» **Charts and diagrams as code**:
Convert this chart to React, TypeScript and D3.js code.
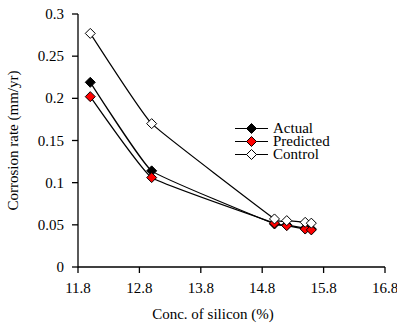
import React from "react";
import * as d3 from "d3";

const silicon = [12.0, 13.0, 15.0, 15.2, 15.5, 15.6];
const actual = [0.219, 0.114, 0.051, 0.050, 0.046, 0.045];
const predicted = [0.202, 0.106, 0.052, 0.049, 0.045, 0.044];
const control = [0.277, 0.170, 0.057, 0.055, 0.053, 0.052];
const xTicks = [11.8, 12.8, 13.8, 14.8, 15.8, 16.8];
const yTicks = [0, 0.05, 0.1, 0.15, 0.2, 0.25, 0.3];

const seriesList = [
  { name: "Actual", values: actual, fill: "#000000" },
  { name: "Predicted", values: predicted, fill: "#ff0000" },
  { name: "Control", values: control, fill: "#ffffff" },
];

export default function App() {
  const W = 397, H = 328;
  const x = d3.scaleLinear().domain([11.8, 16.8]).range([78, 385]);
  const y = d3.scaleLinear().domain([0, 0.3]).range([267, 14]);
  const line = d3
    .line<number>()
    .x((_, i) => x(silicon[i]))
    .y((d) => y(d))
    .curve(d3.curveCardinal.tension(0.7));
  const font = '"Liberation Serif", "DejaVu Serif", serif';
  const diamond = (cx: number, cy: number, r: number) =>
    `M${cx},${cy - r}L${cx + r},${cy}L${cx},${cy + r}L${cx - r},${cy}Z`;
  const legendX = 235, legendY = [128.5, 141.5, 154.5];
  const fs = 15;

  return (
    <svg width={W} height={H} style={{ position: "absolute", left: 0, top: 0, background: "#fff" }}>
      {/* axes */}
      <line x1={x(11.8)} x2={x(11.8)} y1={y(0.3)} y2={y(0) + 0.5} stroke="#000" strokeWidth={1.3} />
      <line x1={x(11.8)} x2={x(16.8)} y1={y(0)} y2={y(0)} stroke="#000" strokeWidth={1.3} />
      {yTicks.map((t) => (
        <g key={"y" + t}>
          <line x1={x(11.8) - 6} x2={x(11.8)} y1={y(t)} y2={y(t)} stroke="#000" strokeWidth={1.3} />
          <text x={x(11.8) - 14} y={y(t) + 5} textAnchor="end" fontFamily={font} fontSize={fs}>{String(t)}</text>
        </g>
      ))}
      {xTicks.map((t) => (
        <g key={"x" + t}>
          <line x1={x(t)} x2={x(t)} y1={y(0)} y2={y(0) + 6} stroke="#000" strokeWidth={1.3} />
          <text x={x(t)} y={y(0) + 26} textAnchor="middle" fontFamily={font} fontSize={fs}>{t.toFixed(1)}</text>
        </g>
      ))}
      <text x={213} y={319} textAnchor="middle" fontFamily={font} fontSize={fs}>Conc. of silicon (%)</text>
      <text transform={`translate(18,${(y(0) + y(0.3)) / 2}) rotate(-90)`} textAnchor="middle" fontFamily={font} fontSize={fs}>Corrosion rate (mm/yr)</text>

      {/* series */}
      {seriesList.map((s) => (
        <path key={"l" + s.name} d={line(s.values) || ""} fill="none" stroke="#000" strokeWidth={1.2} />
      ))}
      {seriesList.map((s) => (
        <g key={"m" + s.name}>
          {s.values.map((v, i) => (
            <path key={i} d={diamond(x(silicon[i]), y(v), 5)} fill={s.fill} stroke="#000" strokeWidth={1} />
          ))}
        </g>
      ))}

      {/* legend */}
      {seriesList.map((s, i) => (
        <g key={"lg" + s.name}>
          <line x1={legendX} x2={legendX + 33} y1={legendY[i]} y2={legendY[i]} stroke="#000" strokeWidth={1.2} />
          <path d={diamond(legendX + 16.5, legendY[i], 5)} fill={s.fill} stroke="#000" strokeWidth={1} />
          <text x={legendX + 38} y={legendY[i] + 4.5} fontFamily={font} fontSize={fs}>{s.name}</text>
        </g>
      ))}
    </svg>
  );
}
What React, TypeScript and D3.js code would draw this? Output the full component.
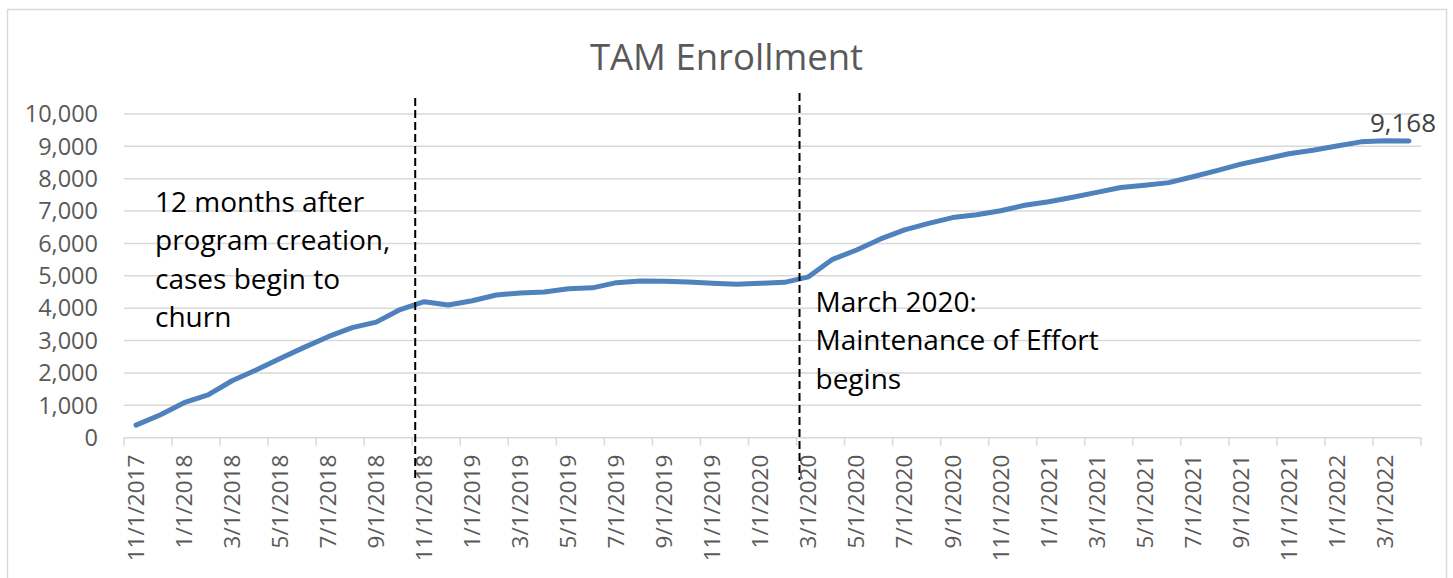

» **REQUIREMENTS**:
Only the lines from the start of the entries above to the line containing "import * as" are to be given again, exactly and with both ends included; pictures are excluded.

» **RESULT OF THE EXERCISE**:
Convert this chart to React, TypeScript and D3.js code.
import React from "react";
import * as d3 from "d3";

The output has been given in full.